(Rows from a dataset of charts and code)
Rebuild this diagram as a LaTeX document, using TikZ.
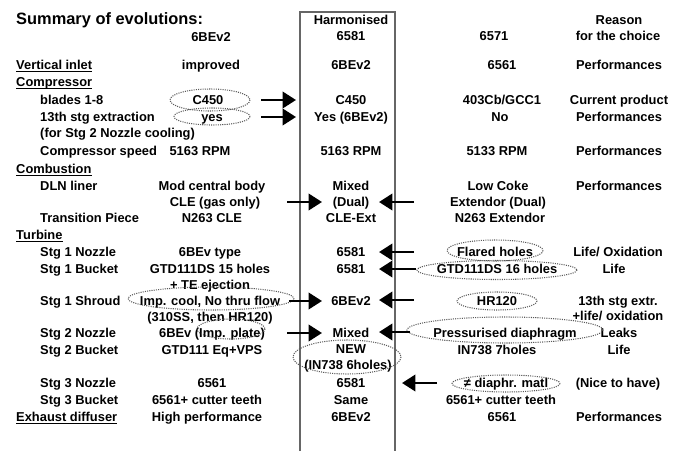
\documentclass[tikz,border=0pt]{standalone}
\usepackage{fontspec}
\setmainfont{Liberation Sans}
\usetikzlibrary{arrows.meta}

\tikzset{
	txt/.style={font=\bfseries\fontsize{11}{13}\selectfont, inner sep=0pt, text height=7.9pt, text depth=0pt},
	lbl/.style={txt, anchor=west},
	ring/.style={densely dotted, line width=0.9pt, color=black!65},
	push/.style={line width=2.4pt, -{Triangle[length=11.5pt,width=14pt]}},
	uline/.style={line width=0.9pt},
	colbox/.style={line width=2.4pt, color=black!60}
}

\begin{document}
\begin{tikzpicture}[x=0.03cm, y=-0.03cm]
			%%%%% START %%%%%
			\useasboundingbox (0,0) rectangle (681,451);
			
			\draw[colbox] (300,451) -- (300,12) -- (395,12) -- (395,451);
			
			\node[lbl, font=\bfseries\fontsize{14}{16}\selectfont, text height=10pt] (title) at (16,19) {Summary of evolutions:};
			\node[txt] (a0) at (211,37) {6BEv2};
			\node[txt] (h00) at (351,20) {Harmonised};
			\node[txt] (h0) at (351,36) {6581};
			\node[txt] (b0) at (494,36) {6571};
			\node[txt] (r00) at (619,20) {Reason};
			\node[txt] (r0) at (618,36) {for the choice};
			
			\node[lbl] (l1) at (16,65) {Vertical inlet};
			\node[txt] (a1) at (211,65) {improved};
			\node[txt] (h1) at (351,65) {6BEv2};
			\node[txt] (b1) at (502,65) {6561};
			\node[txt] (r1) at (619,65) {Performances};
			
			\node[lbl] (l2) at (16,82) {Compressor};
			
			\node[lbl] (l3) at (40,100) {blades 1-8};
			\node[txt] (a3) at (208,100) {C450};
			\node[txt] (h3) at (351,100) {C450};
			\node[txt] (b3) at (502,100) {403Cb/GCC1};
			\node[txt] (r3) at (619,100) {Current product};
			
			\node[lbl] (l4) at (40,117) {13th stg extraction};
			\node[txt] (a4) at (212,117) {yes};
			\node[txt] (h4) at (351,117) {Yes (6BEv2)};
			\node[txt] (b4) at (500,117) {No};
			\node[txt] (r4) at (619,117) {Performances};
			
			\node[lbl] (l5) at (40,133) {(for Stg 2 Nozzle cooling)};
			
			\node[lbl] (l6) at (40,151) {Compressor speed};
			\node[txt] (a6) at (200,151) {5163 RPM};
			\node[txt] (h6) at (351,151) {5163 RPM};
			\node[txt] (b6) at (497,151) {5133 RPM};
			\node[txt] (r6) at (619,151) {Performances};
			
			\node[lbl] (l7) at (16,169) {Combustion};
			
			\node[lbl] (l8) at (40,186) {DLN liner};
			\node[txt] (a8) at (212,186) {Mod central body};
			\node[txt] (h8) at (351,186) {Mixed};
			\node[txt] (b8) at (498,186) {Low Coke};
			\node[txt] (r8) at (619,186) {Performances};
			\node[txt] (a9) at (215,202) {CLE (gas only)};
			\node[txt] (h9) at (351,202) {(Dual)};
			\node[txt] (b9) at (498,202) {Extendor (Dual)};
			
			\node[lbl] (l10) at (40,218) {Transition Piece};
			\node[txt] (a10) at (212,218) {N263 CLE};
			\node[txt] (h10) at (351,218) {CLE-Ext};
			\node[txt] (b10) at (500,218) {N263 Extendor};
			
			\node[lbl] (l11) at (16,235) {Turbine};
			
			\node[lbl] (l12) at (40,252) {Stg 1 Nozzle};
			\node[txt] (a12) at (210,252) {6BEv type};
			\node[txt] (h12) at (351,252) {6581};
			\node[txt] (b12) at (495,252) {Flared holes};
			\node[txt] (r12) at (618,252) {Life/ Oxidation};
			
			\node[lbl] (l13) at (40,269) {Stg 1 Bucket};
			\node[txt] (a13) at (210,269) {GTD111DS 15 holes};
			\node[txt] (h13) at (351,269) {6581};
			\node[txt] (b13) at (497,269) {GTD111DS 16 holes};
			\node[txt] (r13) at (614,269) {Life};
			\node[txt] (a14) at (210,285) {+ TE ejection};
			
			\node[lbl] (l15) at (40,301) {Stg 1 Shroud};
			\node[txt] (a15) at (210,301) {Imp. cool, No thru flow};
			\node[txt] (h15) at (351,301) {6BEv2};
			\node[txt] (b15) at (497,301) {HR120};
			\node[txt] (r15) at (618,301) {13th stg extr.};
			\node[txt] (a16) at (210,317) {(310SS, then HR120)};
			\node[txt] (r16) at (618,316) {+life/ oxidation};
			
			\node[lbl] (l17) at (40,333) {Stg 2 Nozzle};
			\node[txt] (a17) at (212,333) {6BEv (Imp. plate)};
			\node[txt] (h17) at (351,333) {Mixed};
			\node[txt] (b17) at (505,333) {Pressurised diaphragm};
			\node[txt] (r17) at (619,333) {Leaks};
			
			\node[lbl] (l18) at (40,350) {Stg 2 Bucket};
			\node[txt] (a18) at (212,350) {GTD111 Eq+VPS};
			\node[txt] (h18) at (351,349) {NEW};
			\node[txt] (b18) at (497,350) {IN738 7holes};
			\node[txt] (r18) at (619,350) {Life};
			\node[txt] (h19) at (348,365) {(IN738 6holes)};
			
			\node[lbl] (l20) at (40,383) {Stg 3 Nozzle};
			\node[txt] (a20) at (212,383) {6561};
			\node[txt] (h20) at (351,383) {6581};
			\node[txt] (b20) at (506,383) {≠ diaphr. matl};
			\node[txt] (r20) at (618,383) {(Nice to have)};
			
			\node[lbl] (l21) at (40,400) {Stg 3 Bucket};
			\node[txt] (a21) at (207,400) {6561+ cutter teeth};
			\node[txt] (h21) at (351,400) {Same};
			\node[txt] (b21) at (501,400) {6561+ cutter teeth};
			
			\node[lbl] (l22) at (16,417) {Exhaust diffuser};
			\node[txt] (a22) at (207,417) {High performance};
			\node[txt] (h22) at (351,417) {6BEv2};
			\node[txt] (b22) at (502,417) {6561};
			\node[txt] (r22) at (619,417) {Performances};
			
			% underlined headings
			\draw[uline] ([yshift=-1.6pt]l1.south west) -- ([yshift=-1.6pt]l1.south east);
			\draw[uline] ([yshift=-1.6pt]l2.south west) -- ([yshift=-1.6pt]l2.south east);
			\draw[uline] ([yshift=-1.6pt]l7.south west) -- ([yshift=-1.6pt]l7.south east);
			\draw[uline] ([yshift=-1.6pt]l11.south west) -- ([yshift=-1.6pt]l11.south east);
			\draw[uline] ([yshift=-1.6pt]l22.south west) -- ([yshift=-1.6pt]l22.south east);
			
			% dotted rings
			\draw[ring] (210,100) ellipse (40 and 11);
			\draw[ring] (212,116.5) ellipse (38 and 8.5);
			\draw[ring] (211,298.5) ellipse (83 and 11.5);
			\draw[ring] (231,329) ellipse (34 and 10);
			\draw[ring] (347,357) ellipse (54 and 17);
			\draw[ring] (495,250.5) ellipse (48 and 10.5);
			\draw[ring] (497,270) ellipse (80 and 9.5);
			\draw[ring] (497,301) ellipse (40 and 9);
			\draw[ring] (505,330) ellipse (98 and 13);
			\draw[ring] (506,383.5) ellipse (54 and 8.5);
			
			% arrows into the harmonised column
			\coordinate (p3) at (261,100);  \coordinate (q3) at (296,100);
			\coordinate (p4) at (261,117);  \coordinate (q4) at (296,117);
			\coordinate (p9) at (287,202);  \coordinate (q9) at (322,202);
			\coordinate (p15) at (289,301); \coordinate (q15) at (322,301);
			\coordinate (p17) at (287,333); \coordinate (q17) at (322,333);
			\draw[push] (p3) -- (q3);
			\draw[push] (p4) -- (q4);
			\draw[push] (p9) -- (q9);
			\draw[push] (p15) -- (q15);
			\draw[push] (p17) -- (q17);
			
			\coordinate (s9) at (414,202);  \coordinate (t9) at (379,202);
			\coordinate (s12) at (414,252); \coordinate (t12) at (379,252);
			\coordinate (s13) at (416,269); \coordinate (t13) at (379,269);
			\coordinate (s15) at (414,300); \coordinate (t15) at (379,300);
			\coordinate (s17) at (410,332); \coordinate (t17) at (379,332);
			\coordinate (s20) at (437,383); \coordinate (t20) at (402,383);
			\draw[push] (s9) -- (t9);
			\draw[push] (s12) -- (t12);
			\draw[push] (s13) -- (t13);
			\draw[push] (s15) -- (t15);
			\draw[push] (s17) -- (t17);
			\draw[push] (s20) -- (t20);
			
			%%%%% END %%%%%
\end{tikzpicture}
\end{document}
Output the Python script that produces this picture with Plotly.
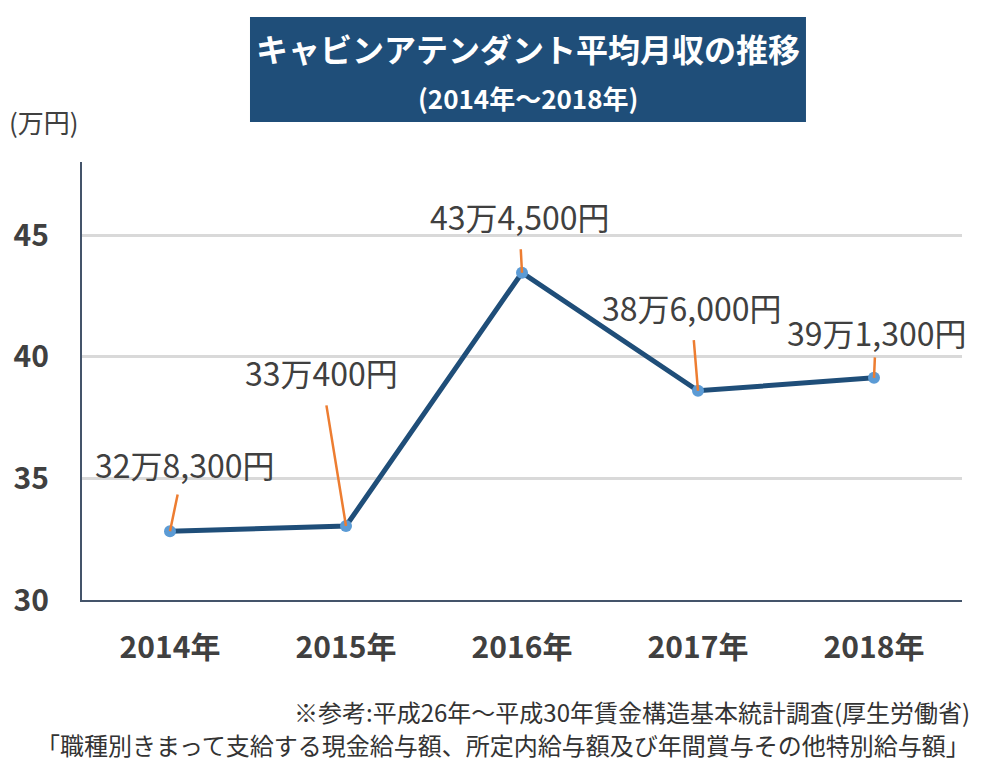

Problem to work on
For each line of the entries that includes "this", show that line.

Exercise output
Rebuild this diagram as a LaTeX document, using TikZ.
Output the Python script that produces this picture with Plotly.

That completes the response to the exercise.